Her decision to switch careers into the food world proved to be her smartest move yet: Shortly after earning her stripes at spots like the restaurant at the Claremont Club and Spa, she received a call one day from author Alice Walker’s personal assistant. 

“When her assistant rang me and told me who she was calling for, I didn’t believe it. I really didn’t believe it,” McGowan said. “While I knew she was a remarkable writer, after working with her for years, I had no idea how much she would’ve contributed to the way I now think about food.”

For Walker, as McGowan described it, the idea of having deeply flavorful organic food wasn’t the author’s fundamental concern. Instead she wanted to know the treatment of the workers who made and produced her food. Did the farms treat their workers fairly? Were they given humane hours wherein they could take proper breaks and time off? Are the female workers safe? Walker, a former Berkeley resident, is as well known for her civil rights activism as for her authorship of books like The Color Purple and The Temple of My Familiar. In recent years, she’s also been the source of significant controversy as her criticisms of Israel have verged into anti-Semitism, and she was recently disinvited from the Bay Area Book Festival for praising and defending a book written by a well known conspiracy theorist.

Calypso Rose Kitchen’s black bean soup topped with fried green plantains. Courtesy: Calypso Rose Kitchen

“Alice made a remarkable difference on how I shop,” McGowan says. “I use a lot of goods from local farmers, from produce to eggs and more. I want to know if animals and people are treated humanely, how people utilize their soil — this knowledge I learned was from working with her over the years.”

“She was an incredible teacher,” she adds.

Come early summer, the native New Yorker will bring her Caribbean-inspired fare to Emeryville’s Public Market. Among the highlights on Calypso Rose Kitchen’s inaugural menu include a black bean soup crowned with fried green plantains; butter-topped grilled spiced salmon; and crispy pineapple-garlic chicken wings. 

McGowan also promises a Guyanese-inspired oxtail stew and a couple of curries. “There’s a big difference between Indian curries and Caribbean curries,” McGowan said. “The difference is there’s a lot more turmeric in Caribbean curries than your traditional Indian curry,” as well as coriander, allspice, garlic and healthy amounts of cayenne pepper.
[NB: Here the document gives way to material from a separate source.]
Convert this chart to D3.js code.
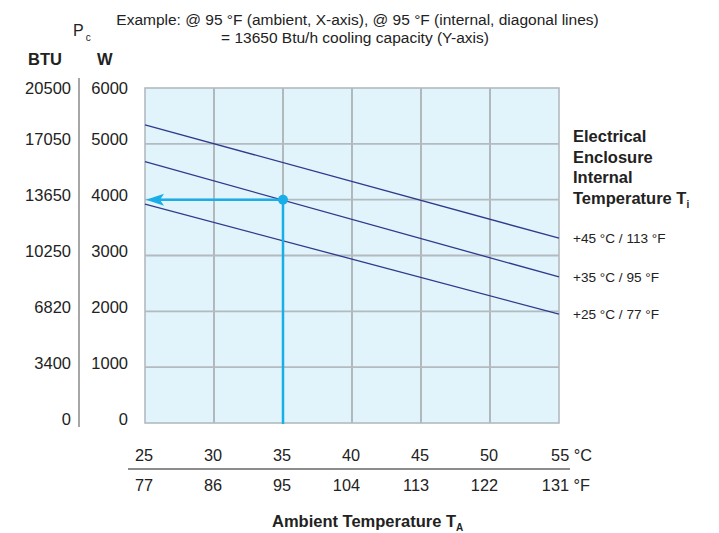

While diners can enjoy Calypso Rose Kitchen while seated inside the food hall, the menu is also available to go.“It was particularly important for me to make these dishes where they could be picked up and delivered without taste or integrity being compromised,” McGowan said. 

And then there’s the restaurant’s name. Christened after Trinidadian singer McCartha Monica Sandy-Lewislongstanding nickname, it reflects not only McGowan’s love of her groove but also honors the 81-year-old singer’s lyrics addressing racism and sexism. 

“I’ve actually always been very fond of Calypso music,” McGowan said., “In addition to her music and beats, I love her politics and forward thinking that raises consciousness, which is also very important to me.”